図書館です。
例によって蔵書が一冊しかなく、だいぶん待ちました。ベストセラー作家でないのは自明なので止むを得ません。
第二次外惑星動乱の2冊目になります。
「スティクニー備蓄基地」
フォボスの地下深くに設置された航空宇宙軍の備蓄基地の話しです。
基地要員の羽佐間少尉は不審な微弱振動を検出します。外惑星側の奇襲によって発生したデブリの墜落によるものかと思いましたが、どうも違うようです。
植物のようにソーラーセルの葉を広げ、根に当る掘削機で地中を掘ってフォボスの地底基地を探索するという「生物兵器」だと言うのです。
奇抜な新テクノロジーのアイデア小説ですが、宇宙空間の機動を扱うことが多い航空宇宙軍史ものとしては異色な感じがします。
「イカロス軌道」
タイタン宇宙軍の特設警備艦プロメテウス03の下川原特務中尉は、接近してくる巨大艦の正体を懸命に推理する。
それは通常の戦闘艦より大型で、なおかつ土星よりも外側からタイタンに接近してくる。そのような軌道で接近してくる航空宇宙軍の艦があり得るのか?
これぞ航空宇宙軍史という謎です。
答えは、外惑星側の初期奇襲攻撃を生存したコロンビアステーションに展示してあった外惑星探査イカロス計画の展示艦、イカロス4号の2段目を再利用した戦略爆撃艦です。
外惑星探査にも出られる性能を利用し、一旦、土星軌道の外まで出てからタイタン側の警備の一番薄い方面より進入してタイタン地表に無差別爆撃をしようという戦略爆撃任務艦だというのです。
チャベス艦長は、この謎解きを経験の浅い新任士官らの力試しに使います。するとエリートコースのファヴラ候補生より主計課の女性、シャキア少尉の方が能力を発揮して見せます。
「航空宇宙軍戦略爆撃隊」
前作のイカロス42側の状況です。
艦長の早乙女大尉は、学生時代に外宇宙探査艦を利用した戦略爆撃(惑星表面や軌道基地に対する無差別雷撃)を発案したことで注目され、その艦長に任じられました。

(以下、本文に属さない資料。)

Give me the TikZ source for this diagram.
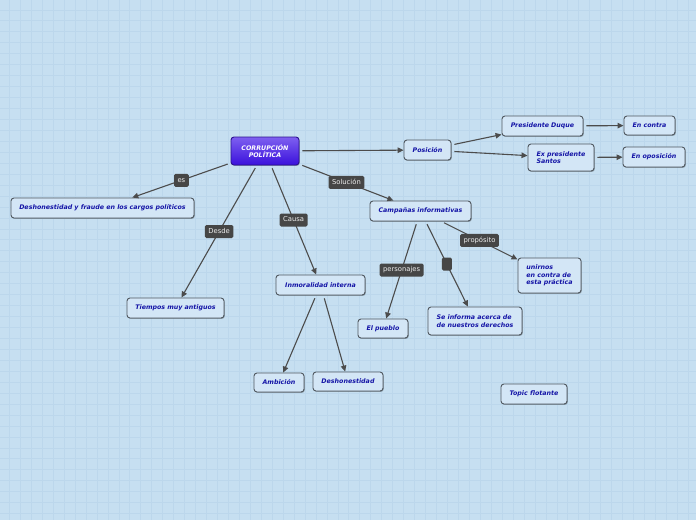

しかし、乗艦して任務指令書を受け取ると、無差別雷撃は禁止されていることに失望を隠せません。そこで、艦長権限で無差別雷撃に切り替えるべき策動するのですが、乗員のフェレイラ一曹、ガトー退役中佐らの不協力に遭遇します。
「亡霊艦隊」
初期奇襲に成功したものの航空宇宙軍の予想を超える速度での急速再編成を前にして、外惑星側は寄せ集めの連合任務部隊を編成した。艦隊司令長官の石蕗提督は、その幽霊のごとく復活した内惑星艦隊と遭遇して幻覚かと疑ってしまう。しかし謎解きをしてみせる先任のミン大佐に対してボグダノフ少佐は納得して防諜規定を破ってメモを取ります。一方、陸戦隊のシャキア中佐、先に出てきたシャキア少尉の実兄は、懐疑的な眼を向けます。
「ペルソナの影」
タイタン宇宙軍の後方観測部隊の保澤准尉は、動乱によって中断されていた航路情報の更新を実施している。と言っても、その主目的は小惑星帯に隠匿されている敵艦がないかを確認することである。
とは言いながら当該任務は上級司令部からは軽視されていたのだが、意外にも保澤の報告はタイタン防衛艦隊司令官シコルスキー大佐から直接応答される。
「工作艦間宮の戦争」
センチュリーステーションで、修理任務を実施中だった工廠艦間宮の矢矧艦長は、任務を中断して出航せよと言う命令に絶句していた。指示は進入すべき航路だけを示しており、その後の予定行動について情報はなかった。同艦は、矢矧と工廠長であるハディド中尉の二人しか乗員がなく、相談することもできなかった。
しかし、その任務はタイタン戦略爆撃に失敗して内惑星へと戻ってくるイカロス42に合流・曳航して可能であれば航行中にも修理を進めることと言うものだった。
合流し乗船した艦内では、3人の乗員が全て死亡していた。
と言う訳で、おおむね全編イカロス42の物語になっています。
外惑星連合拠点をさらに外側から戦略爆撃するのに外宇宙探査艦を利用するという衝撃的なアイデアが基盤にあり、そこから派生する物語をいろいろな視点で描いています。
と言う全体構造を理解して読むと、かなり興味深いと思うのですが、あまり判りやすくは書かれていないのでリーダビリティーはかなり悪いです。その分、今回は本シリーズにしては珍しく☆は付けられませんでした。
再読すると評価は上がりそうですが、ひとまず返却しなければなりませんので文庫化されてからでしょうか。